Data shown:
—————

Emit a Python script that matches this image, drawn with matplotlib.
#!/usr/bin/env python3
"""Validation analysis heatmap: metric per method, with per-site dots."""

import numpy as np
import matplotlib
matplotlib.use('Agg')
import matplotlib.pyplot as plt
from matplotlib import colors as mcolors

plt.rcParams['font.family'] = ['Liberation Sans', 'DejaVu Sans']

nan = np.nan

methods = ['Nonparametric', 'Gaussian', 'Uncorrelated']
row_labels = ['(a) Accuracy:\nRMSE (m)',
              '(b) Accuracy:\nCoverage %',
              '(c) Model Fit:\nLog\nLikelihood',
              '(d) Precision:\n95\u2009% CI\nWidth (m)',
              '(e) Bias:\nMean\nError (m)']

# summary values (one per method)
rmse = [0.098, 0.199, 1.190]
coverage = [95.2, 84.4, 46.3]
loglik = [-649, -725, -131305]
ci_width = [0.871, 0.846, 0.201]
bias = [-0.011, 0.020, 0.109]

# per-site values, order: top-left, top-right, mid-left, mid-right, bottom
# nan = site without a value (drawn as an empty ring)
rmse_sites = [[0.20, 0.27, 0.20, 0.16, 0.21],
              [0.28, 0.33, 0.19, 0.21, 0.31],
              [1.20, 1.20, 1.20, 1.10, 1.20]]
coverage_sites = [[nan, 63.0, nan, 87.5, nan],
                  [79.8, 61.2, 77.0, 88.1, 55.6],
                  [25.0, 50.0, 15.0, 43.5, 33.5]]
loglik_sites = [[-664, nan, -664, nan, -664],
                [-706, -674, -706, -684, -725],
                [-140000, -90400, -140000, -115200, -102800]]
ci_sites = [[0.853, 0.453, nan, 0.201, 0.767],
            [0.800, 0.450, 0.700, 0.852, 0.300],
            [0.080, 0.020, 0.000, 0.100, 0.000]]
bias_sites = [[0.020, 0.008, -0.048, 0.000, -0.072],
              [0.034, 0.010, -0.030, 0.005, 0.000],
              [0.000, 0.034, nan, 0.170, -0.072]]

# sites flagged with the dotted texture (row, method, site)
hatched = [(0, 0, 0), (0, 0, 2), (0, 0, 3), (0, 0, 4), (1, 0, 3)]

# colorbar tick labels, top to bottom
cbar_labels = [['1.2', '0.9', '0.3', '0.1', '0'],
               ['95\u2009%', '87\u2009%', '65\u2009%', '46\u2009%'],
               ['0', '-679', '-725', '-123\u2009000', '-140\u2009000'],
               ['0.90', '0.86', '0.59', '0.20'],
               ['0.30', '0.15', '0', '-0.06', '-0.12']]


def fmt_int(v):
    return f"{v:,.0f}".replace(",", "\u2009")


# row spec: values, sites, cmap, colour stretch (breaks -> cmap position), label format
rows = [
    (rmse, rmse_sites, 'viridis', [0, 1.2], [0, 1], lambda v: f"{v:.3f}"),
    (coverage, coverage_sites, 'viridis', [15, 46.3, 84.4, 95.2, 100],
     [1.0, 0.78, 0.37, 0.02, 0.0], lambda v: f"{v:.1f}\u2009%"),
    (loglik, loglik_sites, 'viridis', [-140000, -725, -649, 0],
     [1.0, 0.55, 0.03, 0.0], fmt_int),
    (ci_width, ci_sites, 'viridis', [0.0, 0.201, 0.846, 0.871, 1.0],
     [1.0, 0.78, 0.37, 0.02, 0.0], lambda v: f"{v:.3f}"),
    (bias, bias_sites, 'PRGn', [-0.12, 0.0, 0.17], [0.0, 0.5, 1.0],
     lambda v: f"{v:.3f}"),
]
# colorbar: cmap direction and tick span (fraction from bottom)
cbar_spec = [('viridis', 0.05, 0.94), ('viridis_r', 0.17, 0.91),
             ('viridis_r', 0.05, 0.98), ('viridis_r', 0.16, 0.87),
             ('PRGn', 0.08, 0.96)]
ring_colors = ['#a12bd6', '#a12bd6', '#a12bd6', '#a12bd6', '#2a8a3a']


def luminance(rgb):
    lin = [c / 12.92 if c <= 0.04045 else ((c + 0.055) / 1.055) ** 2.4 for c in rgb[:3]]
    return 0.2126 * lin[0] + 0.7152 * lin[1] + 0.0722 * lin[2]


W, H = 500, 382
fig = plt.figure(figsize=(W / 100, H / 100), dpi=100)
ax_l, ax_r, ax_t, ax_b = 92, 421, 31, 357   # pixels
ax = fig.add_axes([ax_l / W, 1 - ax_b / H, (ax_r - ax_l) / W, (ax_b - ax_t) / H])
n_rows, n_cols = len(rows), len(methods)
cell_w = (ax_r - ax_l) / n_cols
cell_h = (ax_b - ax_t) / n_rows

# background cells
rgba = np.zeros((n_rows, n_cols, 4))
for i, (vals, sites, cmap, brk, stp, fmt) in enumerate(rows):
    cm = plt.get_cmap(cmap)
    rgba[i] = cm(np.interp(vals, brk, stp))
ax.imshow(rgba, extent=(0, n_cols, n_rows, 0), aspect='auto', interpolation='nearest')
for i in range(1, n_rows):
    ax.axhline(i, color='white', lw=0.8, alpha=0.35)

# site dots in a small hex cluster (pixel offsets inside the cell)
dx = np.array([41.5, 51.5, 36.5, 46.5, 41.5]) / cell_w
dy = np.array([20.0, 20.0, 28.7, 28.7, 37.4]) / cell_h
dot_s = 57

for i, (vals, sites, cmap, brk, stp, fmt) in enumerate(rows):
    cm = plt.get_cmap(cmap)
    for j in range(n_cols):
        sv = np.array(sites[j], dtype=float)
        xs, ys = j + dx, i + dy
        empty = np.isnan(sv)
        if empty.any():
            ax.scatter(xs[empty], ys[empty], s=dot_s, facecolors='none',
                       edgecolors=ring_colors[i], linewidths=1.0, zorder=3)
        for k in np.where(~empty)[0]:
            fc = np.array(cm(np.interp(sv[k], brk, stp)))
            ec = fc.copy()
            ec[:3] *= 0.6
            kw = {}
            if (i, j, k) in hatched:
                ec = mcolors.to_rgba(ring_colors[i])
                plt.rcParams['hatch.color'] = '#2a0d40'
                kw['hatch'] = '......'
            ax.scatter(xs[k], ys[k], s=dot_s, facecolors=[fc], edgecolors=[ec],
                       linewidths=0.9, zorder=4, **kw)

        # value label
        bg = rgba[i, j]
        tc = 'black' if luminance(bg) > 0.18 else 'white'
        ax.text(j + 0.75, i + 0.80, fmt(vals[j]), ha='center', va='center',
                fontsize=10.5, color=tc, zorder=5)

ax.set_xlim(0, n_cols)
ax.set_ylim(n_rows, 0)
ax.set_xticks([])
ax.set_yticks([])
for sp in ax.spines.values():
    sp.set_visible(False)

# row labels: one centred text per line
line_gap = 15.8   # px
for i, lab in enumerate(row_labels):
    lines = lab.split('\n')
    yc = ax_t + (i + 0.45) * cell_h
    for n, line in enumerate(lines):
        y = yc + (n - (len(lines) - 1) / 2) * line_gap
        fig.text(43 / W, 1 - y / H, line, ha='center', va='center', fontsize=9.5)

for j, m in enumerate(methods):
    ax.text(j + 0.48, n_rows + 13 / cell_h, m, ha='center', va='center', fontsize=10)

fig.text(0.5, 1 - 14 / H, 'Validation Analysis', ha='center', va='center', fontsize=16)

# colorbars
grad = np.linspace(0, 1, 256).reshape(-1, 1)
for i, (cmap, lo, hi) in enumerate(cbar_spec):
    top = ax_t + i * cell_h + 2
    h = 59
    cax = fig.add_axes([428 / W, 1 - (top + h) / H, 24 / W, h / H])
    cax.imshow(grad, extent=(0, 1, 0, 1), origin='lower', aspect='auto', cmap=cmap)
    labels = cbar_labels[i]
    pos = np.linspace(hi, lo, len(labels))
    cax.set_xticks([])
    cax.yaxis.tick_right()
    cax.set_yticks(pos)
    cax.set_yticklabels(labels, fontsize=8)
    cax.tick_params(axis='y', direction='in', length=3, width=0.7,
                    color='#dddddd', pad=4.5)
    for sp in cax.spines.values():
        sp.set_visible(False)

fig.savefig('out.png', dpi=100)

—————

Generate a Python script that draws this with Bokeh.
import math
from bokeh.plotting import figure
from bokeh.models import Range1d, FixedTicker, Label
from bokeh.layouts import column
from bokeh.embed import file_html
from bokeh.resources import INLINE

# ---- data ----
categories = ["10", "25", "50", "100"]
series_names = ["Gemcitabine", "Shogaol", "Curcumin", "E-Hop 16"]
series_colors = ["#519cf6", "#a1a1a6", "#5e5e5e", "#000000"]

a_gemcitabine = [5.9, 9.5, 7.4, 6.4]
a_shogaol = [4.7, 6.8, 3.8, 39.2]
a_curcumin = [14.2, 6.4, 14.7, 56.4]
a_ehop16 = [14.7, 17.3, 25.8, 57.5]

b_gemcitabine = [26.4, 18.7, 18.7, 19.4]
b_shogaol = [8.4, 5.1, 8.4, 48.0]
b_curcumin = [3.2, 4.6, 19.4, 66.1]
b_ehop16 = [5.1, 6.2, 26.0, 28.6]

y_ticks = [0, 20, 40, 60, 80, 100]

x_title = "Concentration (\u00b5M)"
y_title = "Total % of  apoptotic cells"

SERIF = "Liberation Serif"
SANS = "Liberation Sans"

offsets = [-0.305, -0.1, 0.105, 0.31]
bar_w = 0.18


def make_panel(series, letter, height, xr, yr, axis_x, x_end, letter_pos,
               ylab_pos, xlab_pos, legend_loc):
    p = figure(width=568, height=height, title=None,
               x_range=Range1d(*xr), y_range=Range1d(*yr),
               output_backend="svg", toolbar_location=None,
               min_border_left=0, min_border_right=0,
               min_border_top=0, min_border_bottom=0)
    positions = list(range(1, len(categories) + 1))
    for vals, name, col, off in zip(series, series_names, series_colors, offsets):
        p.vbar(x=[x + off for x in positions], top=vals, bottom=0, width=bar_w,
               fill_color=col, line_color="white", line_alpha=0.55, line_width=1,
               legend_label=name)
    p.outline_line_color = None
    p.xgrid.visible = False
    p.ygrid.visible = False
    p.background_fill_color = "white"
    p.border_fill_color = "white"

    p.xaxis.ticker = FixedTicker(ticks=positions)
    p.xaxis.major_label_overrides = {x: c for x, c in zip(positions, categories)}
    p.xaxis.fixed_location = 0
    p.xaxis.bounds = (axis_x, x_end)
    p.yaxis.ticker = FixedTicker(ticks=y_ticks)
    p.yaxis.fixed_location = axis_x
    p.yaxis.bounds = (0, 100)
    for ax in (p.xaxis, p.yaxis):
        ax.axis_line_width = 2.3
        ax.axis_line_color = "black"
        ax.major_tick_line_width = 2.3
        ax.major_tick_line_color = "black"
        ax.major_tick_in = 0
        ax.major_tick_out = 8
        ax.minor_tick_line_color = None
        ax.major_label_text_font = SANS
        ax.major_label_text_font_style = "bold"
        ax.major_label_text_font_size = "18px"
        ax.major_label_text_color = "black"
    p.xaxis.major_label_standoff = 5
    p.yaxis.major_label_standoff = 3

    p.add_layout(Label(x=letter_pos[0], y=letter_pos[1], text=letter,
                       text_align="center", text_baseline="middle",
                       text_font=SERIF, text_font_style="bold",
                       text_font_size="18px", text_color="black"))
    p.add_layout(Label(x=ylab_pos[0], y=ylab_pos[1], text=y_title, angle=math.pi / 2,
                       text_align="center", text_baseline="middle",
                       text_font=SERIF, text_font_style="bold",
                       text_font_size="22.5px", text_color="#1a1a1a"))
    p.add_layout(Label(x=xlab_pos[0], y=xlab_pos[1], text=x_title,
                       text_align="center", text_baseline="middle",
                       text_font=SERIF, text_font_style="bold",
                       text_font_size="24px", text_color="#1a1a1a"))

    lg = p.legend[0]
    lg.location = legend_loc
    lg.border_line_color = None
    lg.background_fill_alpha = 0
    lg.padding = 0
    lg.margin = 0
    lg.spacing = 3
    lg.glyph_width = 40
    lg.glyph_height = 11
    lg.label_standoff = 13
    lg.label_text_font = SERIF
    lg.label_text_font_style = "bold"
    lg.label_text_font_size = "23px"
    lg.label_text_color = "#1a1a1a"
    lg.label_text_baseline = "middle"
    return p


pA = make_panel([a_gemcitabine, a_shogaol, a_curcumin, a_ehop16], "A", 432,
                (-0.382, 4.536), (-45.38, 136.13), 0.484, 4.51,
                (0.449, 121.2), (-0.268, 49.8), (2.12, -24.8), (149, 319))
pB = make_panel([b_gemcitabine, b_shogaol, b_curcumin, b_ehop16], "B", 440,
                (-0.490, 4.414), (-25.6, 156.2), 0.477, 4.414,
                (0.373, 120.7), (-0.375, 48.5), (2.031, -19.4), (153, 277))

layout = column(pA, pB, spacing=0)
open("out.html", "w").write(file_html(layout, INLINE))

—————

Instructions for the task: Reproduce verbatim only the segment of the listing bounded by the line containing "Emit a Python" and the line containing "nan = np.nan", with both boundary lines included.

Result below:
Emit a Python script that matches this image, drawn with matplotlib.
#!/usr/bin/env python3
"""Validation analysis heatmap: metric per method, with per-site dots."""

import numpy as np
import matplotlib
matplotlib.use('Agg')
import matplotlib.pyplot as plt
from matplotlib import colors as mcolors

plt.rcParams['font.family'] = ['Liberation Sans', 'DejaVu Sans']

nan = np.nan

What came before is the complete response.